## Begin SUPPLIED INFORMATION
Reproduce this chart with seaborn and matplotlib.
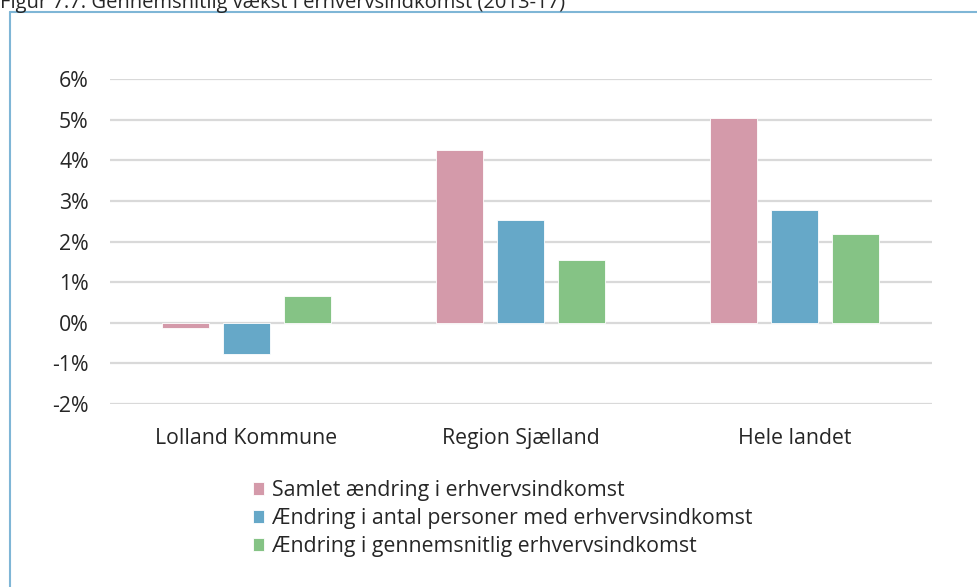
import matplotlib
matplotlib.use("Agg")
import matplotlib.pyplot as plt
import seaborn as sns
import pandas as pd
from matplotlib.lines import Line2D
from matplotlib.patches import Patch
from matplotlib.ticker import FuncFormatter

categories = ["Lolland Kommune", "Region Sjælland", "Hele landet"]
series = [
    "Samlet ændring i erhvervsindkomst",
    "Ændring i antal personer med erhvervsindkomst",
    "Ændring i gennemsnitlig erhvervsindkomst",
]
samlet = [-0.12, 4.26, 5.03]
antal = [-0.77, 2.53, 2.78]
gennemsnit = [0.65, 1.55, 2.19]
colors = ["#D49AAA", "#66A8C8", "#85C385"]

df = pd.DataFrame({
    "kategori": categories * 3,
    "serie": [series[0]] * 3 + [series[1]] * 3 + [series[2]] * 3,
    "vaerdi": samlet + antal + gennemsnit,
})

sns.set_style("white")
plt.rcParams["font.family"] = ["Open Sans", "DejaVu Sans"]
txt = "#262626"
fs = 15.3

fig = plt.figure(figsize=(9.77, 5.87), dpi=100)
ax = fig.add_axes([109.5 / 977, 1 - 404 / 587, (931.5 - 109.5) / 977, (404 - 79) / 587])

sns.barplot(data=df, x="kategori", y="vaerdi", hue="serie", order=categories,
            hue_order=series, palette=colors, saturation=1, width=0.668, gap=0.23,
            edgecolor="white", linewidth=0.6, legend=False, ax=ax, zorder=3)

ax.set_ylim(-2, 6)
ax.set_xlim(-0.5, 2.5)
ax.set_yticks(range(-2, 7))
ax.yaxis.set_major_formatter(FuncFormatter(lambda v, p: f"{int(v)}%"))
ax.grid(axis="y", color="#D9D9D9", linewidth=1.6, zorder=0)
ax.set_axisbelow(True)
for s in ax.spines.values():
    s.set_visible(False)
ax.set_xlabel("")
ax.set_ylabel("")
ax.tick_params(axis="y", length=0, pad=15, labelsize=fs, labelcolor=txt)
ax.tick_params(axis="x", length=0, pad=17, labelsize=fs, labelcolor=txt)

handles = [Patch(facecolor=c, edgecolor="white", linewidth=0.6) for c in colors]
fig.legend(handles, series, loc="upper left", bbox_to_anchor=(242 / 977, 1 - 469 / 587),
           frameon=False, fontsize=fs, handlelength=0.55, handleheight=0.55,
           handletextpad=0.35, labelspacing=0.34, borderpad=0, labelcolor=txt)

# ramme rundt om figuren
frame_col = "#7FB6D6"
fig.add_artist(Line2D([10 / 977, 1], [1 - 12 / 587] * 2, color=frame_col, lw=1.5))
fig.add_artist(Line2D([10 / 977] * 2, [0, 1 - 12 / 587], color=frame_col, lw=1.5))

fig.text(0, 1 - 3 / 587, "Figur 7.7: Gennemsnitlig vækst i erhvervsindkomst (2013-17)",
         fontsize=14.5, color=txt, ha="left", va="center")

fig.savefig("out.png", dpi=100)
## End SUPPLIED INFORMATION
» **WHAT THE TASK REQUIRES**
Go from the first line of the data above to the line containing "ax = fig.add_axes([109.5" and retype exactly those lines, both included, but none of the pictures.

» **WORKED SOLUTION**
Reproduce this chart with seaborn and matplotlib.
import matplotlib
matplotlib.use("Agg")
import matplotlib.pyplot as plt
import seaborn as sns
import pandas as pd
from matplotlib.lines import Line2D
from matplotlib.patches import Patch
from matplotlib.ticker import FuncFormatter

categories = ["Lolland Kommune", "Region Sjælland", "Hele landet"]
series = [
    "Samlet ændring i erhvervsindkomst",
    "Ændring i antal personer med erhvervsindkomst",
    "Ændring i gennemsnitlig erhvervsindkomst",
]
samlet = [-0.12, 4.26, 5.03]
antal = [-0.77, 2.53, 2.78]
gennemsnit = [0.65, 1.55, 2.19]
colors = ["#D49AAA", "#66A8C8", "#85C385"]

df = pd.DataFrame({
    "kategori": categories * 3,
    "serie": [series[0]] * 3 + [series[1]] * 3 + [series[2]] * 3,
    "vaerdi": samlet + antal + gennemsnit,
})

sns.set_style("white")
plt.rcParams["font.family"] = ["Open Sans", "DejaVu Sans"]
txt = "#262626"
fs = 15.3

fig = plt.figure(figsize=(9.77, 5.87), dpi=100)
ax = fig.add_axes([109.5 / 977, 1 - 404 / 587, (931.5 - 109.5) / 977, (404 - 79) / 587])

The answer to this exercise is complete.